Ranked: These are the 10 areas in London with the highest growth in rents over the past decade

Rebecca Smith
Hackney had the highest growth in rents
Hackney had the highest growth in rents (Source: Getty)

Asking rents in Hackney have soared compared to 10 years ago, according to new analysis of thousands of two-bed rental properties by Rightmove.

The property internet portal has compiled the top 10 highest growth areas over the past decade, looking at over 200,000 properties, and they were all in London.

The cost of renting in Hackney has risen 63 per cent to £1,755 per month, making it the area with the steepest increase in asking rents across Britain.

The 10 highest asking rent growth areas in the capital 2008-2018:

Area Average asking rent per month (Two bed) Q1 2008 Average asking rent per month (Two bed) Q1 2018 10 year change
1. Hackney £1,080 £1,755 63 per cent
2. Hammersmith £1,824 £2,894 59 per cent
3. Rainham £724 £1,146 58 per cent
4. Southall £864 £1,353 57 per cent
5. Hillingdon £866 £1,344 55 per cent
6. Hayes £868 £1,346 55 per cent
7. Dagenham £774 £1,189 54 per cent
8. Walthamstow £914 £1,393 52 per cent
9. Harold Wood £756 £1,152 52 per cent
10. Eltham £800 £1,217 52 per cent
London average £1,322 £1,648 25 per cent

Read more: TfL ramps up Elizabeth Line property development deals to bring in £500m

Elsewhere in the top 10, Rightmove found a mixture of relatively more affordable areas such as Dagenham and Eltham alongside spots such as Harold Wood and Southall where Crossrail has pushed up rents.

The Elizabeth Line as it will be known when the central tunnels under London open, launches in December.

The London 10-year average was a rise of 25 per cent to £1,648 per month.

Rightmove’s housing market analyst Miles Shipside said:

Hackney has seen pretty heady increases in both asking rents and house prices in the area over the past 10 years, as it has been transformed from a cheaper location into a more popular and higher-priced address.

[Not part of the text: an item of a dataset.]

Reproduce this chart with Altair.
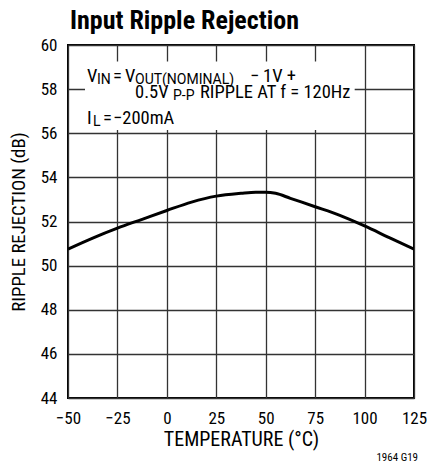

Its rise has been enhanced by the 2012 Olympics effect and improvements to transport links, with rents peaking in the second quarter of 2016 and plateauing in recent years. The growth in these areas compares with places like Barnes, Chelsea and Canary Wharf which seem to have topped out long ago as rents are pretty much the same as they were 10 years ago.

So far this year, asking rents for all property types have risen by 0.9 per cent outside the capital compared to the same time last year, while they've edged down 0.1 per cent in London.

Outside of the capital, the highest growth in rents were recorded in Dartford, and alongside commuter-belt areas in Kent and Hertfordshire, there were also rises in Dundee and Edinburgh - up 40 per cent and 39 per cent respectively.